Ascoltando
The Words in Between, album d'esordio del 1971 del misconosciuto
Dave Evans, riemergono i profumi di un'Inghilterra rapita dalle trame acustiche
delle chitarre e dalla tradizione folk locale, la stessa che incontrava il linguaggio
del blues americano. La generazione è quella irripetibile che prendeva le mosse
dal pioniere Davy Graham e passava per le corde di Bert Jansch e John Renbourn,
magica coppia poi coalizzatasi nel progetto Pentangle, ma anche quella di Nick
Drake e del suo canto malinconico, che spesso risuona nella voce gentile e riservata
di Evans. Quest'ultimo rappresenta l'amico dimenticato, il musicista che non ha
avuto la fortuna, e per qualcuno anche il talento, per riuscire ad emergere in
un momento così propizio, eppure troppo affollato di folksinger.
Che Evans
non avesse i numeri per imporsi al grande pubblico del brit folk di quegli anni
è questione da discutere all'infinito: una chitarra impeccabile la sua, un picking
sullo strumento (costruito con le sue mani) incredibile per brillantezza, un maestro
riconosciuto poi con lo stato di culto negli anni successivi (ne parla di recente
l'allievo Steve Gunn). Ciò che gli viene spesso imputato era di non avere altrettanta
efficacia nel canto e nella scrittura: che giudizio ingeneroso e fuori bersaglio,
aggiungerei, ascoltando le dieci perle di The Words in Between. Nel recensire
la vecchia edizione del disco - oggi riproposto nella sua scaletta originale dalla
ristampa della Earth recordings - persino la famosa enciclopedia online Allmusic
gli riserva parole sbrigative, soffermandosi soltanto sulla tecnica chitarristica.
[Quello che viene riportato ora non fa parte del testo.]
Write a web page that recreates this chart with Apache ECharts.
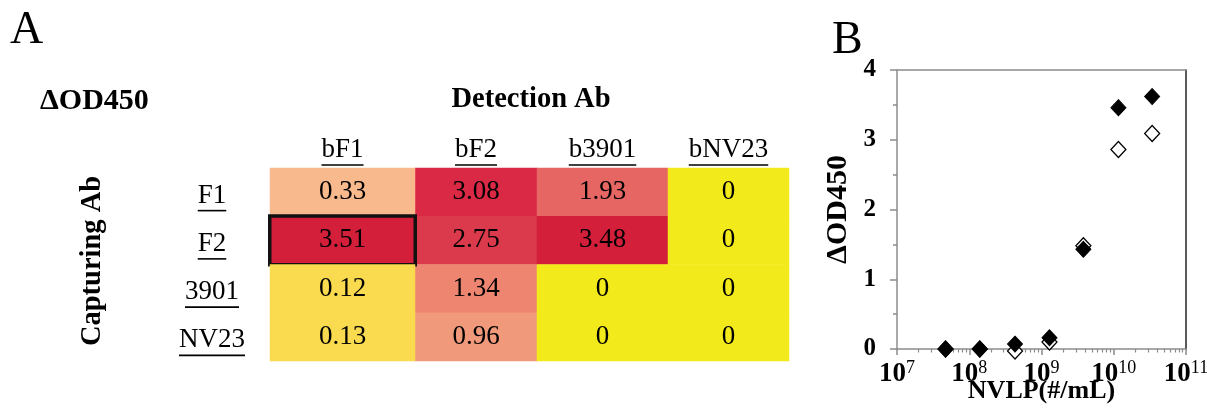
<!DOCTYPE html>
<html>
<head>
<meta charset="utf-8">
<script src="https://cdn.jsdelivr.net/npm/echarts@6/dist/echarts.min.js"></script>
<style>
  html, body { margin: 0; padding: 0; background: #fff; }
  #chart { width: 1207px; height: 410px; }
</style>
</head>
<body>
<div id="chart"></div>
<script>
// ---------- Data (panel A: heatmap) ----------
const detectionAbs = ['bF1', 'bF2', 'b3901', 'bNV23'];
const capturingAbs = ['F1', 'F2', '3901', 'NV23'];
const odF1   = [0.33, 3.08, 1.93, 0];
const odF2   = [3.51, 2.75, 3.48, 0];
const od3901 = [0.12, 1.34, 0, 0];
const odNV23 = [0.13, 0.96, 0, 0];
const highlighted = { row: 1, col: 0 };

// ---------- Data (panel B: scatter) ----------
const nvlpConc   = [4.7e7, 1.4e8, 4.3e8, 1.29e9, 3.8e9, 1.16e10, 3.4e10];
const filledOD   = [0.00, 0.00, 0.07, 0.16, 1.43, 3.46, 3.62];
const openOD     = [0.00, 0.00, -0.03, 0.10, 1.48, 2.86, 3.09];
const yTicks     = [0, 1, 2, 3, 4];
const xMinorTicks = [];
[7, 8, 9, 10].forEach(function (e) {
  for (let m = 2; m <= 9; m++) xMinorTicks.push(m * Math.pow(10, e));
});

// ---------- Layout ----------
const SERIF = "'Liberation Serif', 'Times New Roman', serif";
const colEdges = [270, 415, 537, 668, 789];
const heatTop = 168, heatHeight = 193;
const rows = [odF1, odF2, od3901, odNV23];
const LBL = 27;

const underlineRich = {
  t: { fontFamily: SERIF, fontSize: LBL, color: '#000', lineHeight: LBL + 1 },
  u: { fontFamily: SERIF, fontSize: LBL, color: 'rgba(0,0,0,0)', height: 1.6, lineHeight: 2, backgroundColor: '#000' }
};
const ulFormatter = function (v) { return '{t|' + v + '}\n{u|' + v + '}'; };

const grid = [], xAxis = [], yAxis = [], series = [];

detectionAbs.forEach(function (col, c) {
  grid.push({ left: colEdges[c], top: heatTop, width: colEdges[c + 1] - colEdges[c], height: heatHeight, outerBoundsMode: 'none' });
  xAxis.push({
    type: 'category', gridIndex: c, position: 'top', data: [col],
    axisLine: { show: false }, axisTick: { show: false }, splitLine: { show: false },
    axisLabel: { margin: 2, formatter: ulFormatter, rich: underlineRich }
  });
  yAxis.push({
    type: 'category', gridIndex: c, inverse: true, data: capturingAbs,
    axisLine: { show: false }, axisTick: { show: false }, splitLine: { show: false },
    axisLabel: c === 0
      ? { show: true, align: 'center', margin: 58, padding: [9, 0, 0, 0], formatter: ulFormatter, rich: underlineRich }
      : { show: false }
  });
  const data = rows.map(function (r, ri) {
    const item = { value: [0, ri, r[c]] };
    if (ri === highlighted.row && c === highlighted.col) {
      item.itemStyle = { borderColor: '#111', borderWidth: 3.5 };
    }
    return item;
  });
  series.push({
    type: 'heatmap', xAxisIndex: c, yAxisIndex: c, data: data,
    z: c === highlighted.col ? 5 : 2,
    label: {
      show: true, fontFamily: SERIF, fontSize: LBL, color: '#000',
      formatter: function (p) { return String(p.value[2]); }
    },
    emphasis: { disabled: true }
  });
});

// Panel B grid (index 4)
grid.push({ left: 897, top: 70, width: 289, height: 279, outerBoundsMode: 'none' });
const axisGray = '#8c8c8c';
xAxis.push({
  type: 'log', gridIndex: 4, logBase: 10, min: 1e7, max: 1e11, position: 'bottom',
  name: 'NVLP(#/mL)', nameLocation: 'middle', nameGap: 29, nameMoveOverlap: false,
  nameTextStyle: { fontFamily: SERIF, fontWeight: 'bold', fontSize: 26, color: '#000' },
  axisLine: { show: true, lineStyle: { color: axisGray, width: 1.5 } },
  axisTick: { show: true, length: 6, lineStyle: { color: axisGray, width: 1.5 } },
  splitLine: { show: false },
  axisLabel: {
    margin: 10,
    formatter: function (v) { return '{b|10}{s|' + Math.round(Math.log10(v)) + '}'; },
    rich: {
      b: { fontFamily: SERIF, fontWeight: 'bold', fontSize: 27, color: '#000', verticalAlign: 'bottom' },
      s: { fontFamily: SERIF, fontSize: 18, color: '#000', verticalAlign: 'bottom', padding: [0, 0, 11, 0] }
    }
  }
});
xAxis.push({
  type: 'log', gridIndex: 4, logBase: 10, min: 1e7, max: 1e11, position: 'bottom',
  axisLine: { show: false },
  axisTick: { show: true, length: 3.5, customValues: xMinorTicks, lineStyle: { color: axisGray, width: 1.2 } },
  axisLabel: { show: false }, splitLine: { show: false }
});
yAxis.push({
  type: 'value', gridIndex: 4, min: 0, max: 4, interval: 1,
  name: 'ΔOD450', nameLocation: 'middle', nameGap: 44, nameRotate: 90, nameMoveOverlap: false,
  nameTextStyle: { fontFamily: SERIF, fontWeight: 'bold', fontSize: 30, color: '#000' },
  axisLine: { show: true, lineStyle: { color: axisGray, width: 1.5 } },
  axisTick: { show: true, length: 7, lineStyle: { color: axisGray, width: 1.5 } },
  minorTick: { show: true, splitNumber: 2, length: 4, lineStyle: { color: axisGray, width: 1.5 } },
  splitLine: { show: false }, minorSplitLine: { show: false },
  axisLabel: {
    margin: 21, fontFamily: SERIF, fontWeight: 'bold', fontSize: 25, color: '#000',
    customValues: yTicks
  }
});
yAxis.push({
  type: 'value', gridIndex: 4, min: 0, max: 4, position: 'right',
  axisLine: { show: true, onZero: false, lineStyle: { color: '#222', width: 1.5 } },
  axisTick: { show: false }, axisLabel: { show: false }, splitLine: { show: false }
});
xAxis.push({
  type: 'log', gridIndex: 4, logBase: 10, min: 1e7, max: 1e11, position: 'top',
  axisLine: { show: true, onZero: false, lineStyle: { color: axisGray, width: 1.5 } },
  axisTick: { show: false }, axisLabel: { show: false }, splitLine: { show: false }
});

series.push({
  type: 'scatter', xAxisIndex: 4, yAxisIndex: 4, clip: false, z: 3,
  symbol: 'diamond', symbolSize: [15, 16],
  itemStyle: { color: '#fff', borderColor: '#000', borderWidth: 1.3, opacity: 1 },
  data: nvlpConc.map(function (x, i) { return [x, openOD[i]]; })
});
series.push({
  type: 'scatter', xAxisIndex: 4, yAxisIndex: 4, clip: false, z: 4,
  symbol: 'diamond', symbolSize: [15, 16],
  itemStyle: { color: '#000', borderColor: '#000', borderWidth: 1, opacity: 1 },
  data: nvlpConc.map(function (x, i) { return [x, filledOD[i]]; })
});

const option = {
  backgroundColor: '#fff',
  animation: false,
  grid: grid,
  xAxis: xAxis,
  yAxis: yAxis,
  visualMap: {
    type: 'piecewise', show: false, dimension: 2, seriesIndex: [0, 1, 2, 3],
    pieces: [
      { lte: 0.05, color: '#F3EA1B' },
      { gt: 0.05, lte: 0.2, color: '#FADA4E' },
      { gt: 0.2, lte: 0.6, color: '#F8BA8D' },
      { gt: 0.6, lte: 1.15, color: '#F19A7B' },
      { gt: 1.15, lte: 1.6, color: '#EE8571' },
      { gt: 1.6, lte: 2.3, color: '#E66663' },
      { gt: 2.3, lte: 2.9, color: '#DB3A4C' },
      { gt: 2.9, lte: 3.3, color: '#D92944' },
      { gt: 3.3, color: '#D31F3A' }
    ]
  },
  graphic: [
    { type: 'text', left: 10, top: 8, style: { text: 'A', font: '46px ' + SERIF, fill: '#000' } },
    { type: 'text', left: 832, top: 18, style: { text: 'B', font: '46px ' + SERIF, fill: '#000' } },
    { type: 'text', left: 40, top: 86, style: { text: 'ΔOD450', font: 'bold 30px ' + SERIF, fill: '#000' } },
    { type: 'text', x: 531, y: 100, style: { text: 'Detection Ab', font: 'bold 28.5px ' + SERIF, fill: '#000', align: 'center', verticalAlign: 'middle' } },
    { type: 'text', x: 93, y: 261, rotation: Math.PI / 2, style: { text: 'Capturing Ab', font: 'bold 28.5px ' + SERIF, fill: '#000', align: 'center', verticalAlign: 'middle' } }
  ],
  series: series
};

const chart = echarts.init(document.getElementById('chart'), null, { renderer: 'canvas' });
chart.setOption(option);
</script>
</body>
</html>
Uno sbaglio imperdonabile di fronte a queste vignette di vita quotidiana, cantate,
e qui risiede proprio il loro fascino, con la timidezza di un osservatore appartato,
scene e piccole visioni che attraversano lo sguardo di Dave Evans dalla sua camera.
La stessa probabilmente dove The Words in Between fu registrato, in totale indipendenza,
con l'aiuto dei discografici Ian A. Anderson e John Turner, fondatori dell'etichetta
Village Thing (ispirata palesemente al Village di New York) nella periferia di
Manchester di fine anni sessanta.
Sono loro a scoprire le doti di Dave
Evans, mettendolo di fronte ad un registratore Revox con la sola chitarra e giusto
qualche grazioso "orpello" di armonica e della seconda voce femminile di Adrienne
Webber. Il disco è presto fatto, non serve altro ad alimentare la magia della
title track e di una Rosie che danza leggiadra
sui passaggi intricati di Evans alla sei corde acustica. Stile lirico ed eleborato
al tempo stesso il suo, certo imparentato con i contemporanei Jansch e Renbourn,
per altri paragonabile in padronanza tecnica ai celebrati John Fahey e Robbie
Basho, ma in fondo del tutto peculiare, un'isola a sé che lambisce le fondamenta
del blues e le strutture del folk autoctono costruendo gli armonici di Magic
Man, le dolcezze circolari di Now It's Time, il fingerpicking
intrecciato e tenue di Doorway e Circular
Line fino a scoprire un sapore rurale, antico nella conclusiva Sailor.
Non ci sono trucchi, è il caso di dirlo per The Words in Between, se non
le intuizioni e le piccole epifanie di Evans alla chitarra, uno strumento che
diventerà il suo unico modo di cominicare, lui che si ritirerà negli anni ottanta
in Belgio, trasformandosi in apprezzato liutaio. Per un breve momento però - e
si tramanda addirittura con l'ammirazione di Lou Reed, rapito dalla sua esibizione
all'Old Grey Whistle Test - Dave Evans è stato un frutto maturo di una stagione
eccezionale di cantori dall'animo acustico.